Her friend Valerian IV serves as her body guard to protect her from rivals, and needs the job so she can support her family. Everything gets upended when Key discovers a memory that departs from the official history, and Vale realizes that they're in for serious problems. As Key begins losing moments of time and becomes obsessed with her search for answers, they make a stunning discovery and one that serves as a betrayal for the two of them – they have to make the decision to stand by their work and lives, or remain complicit with some long-held secrets.
Publishers Weekly says "Tsai subtly brings the details of a brutal world to light across two distinctly different social milieux: the formal manipulations of Key’s family and colleagues, and the jocular if violent world of Valerian and her fellow guardians. The result works both as postapocalyptic adventure and a meditation on the nature of history, told with remarkable richness and depth."
The Memory of the Ogisi by Moses Ose Utomi (July 15th)
Moses Ose Utomi concludes his Lies of the Ajungo trilogy (preceded by The Lies of the Ajungo and The Truth of the Aleke) with The Memory of the Ogisi. The City of a Thousand Stories sits at the edge of the Forever Desert, and while it's endured much since its founding, its inhabitants are prosperous.
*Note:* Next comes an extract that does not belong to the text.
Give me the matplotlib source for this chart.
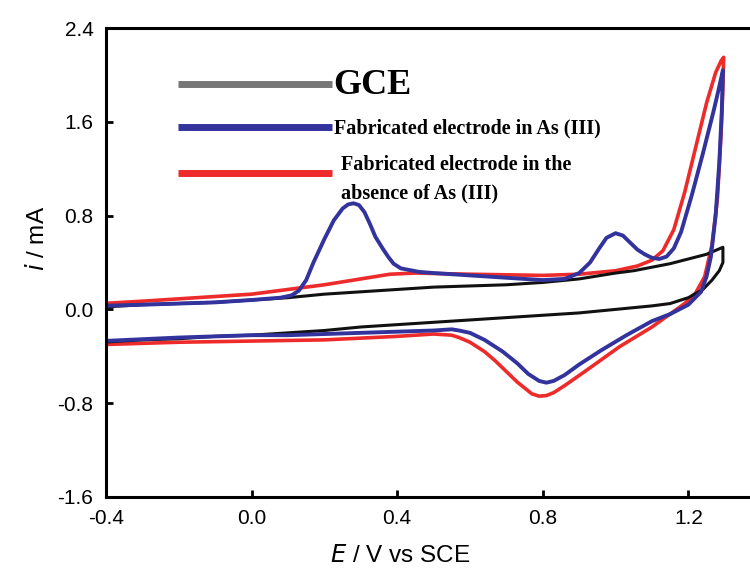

Yet nobody can remember the city's past, and a historian named Ethike has been trying to uncover the story of a figure from its past, Osi. While he thinks that Osi's story might be able to tell him more about his home city, what he finds only raises more questions. When Ethike heads into the Forever Desert to find Osi's tomb, he discovers a power that's been buried in the sands for an eternity, one that wants to escape.
Library Journal gave the book a starred review, saying that "this is the close of a great epic and a beautiful but terrible-to-hear story about oppression, repression, suppression, and the discovery of truths that only lead to more terrible lies."
As always, let me know what catches your eye, and what you've been reading lately.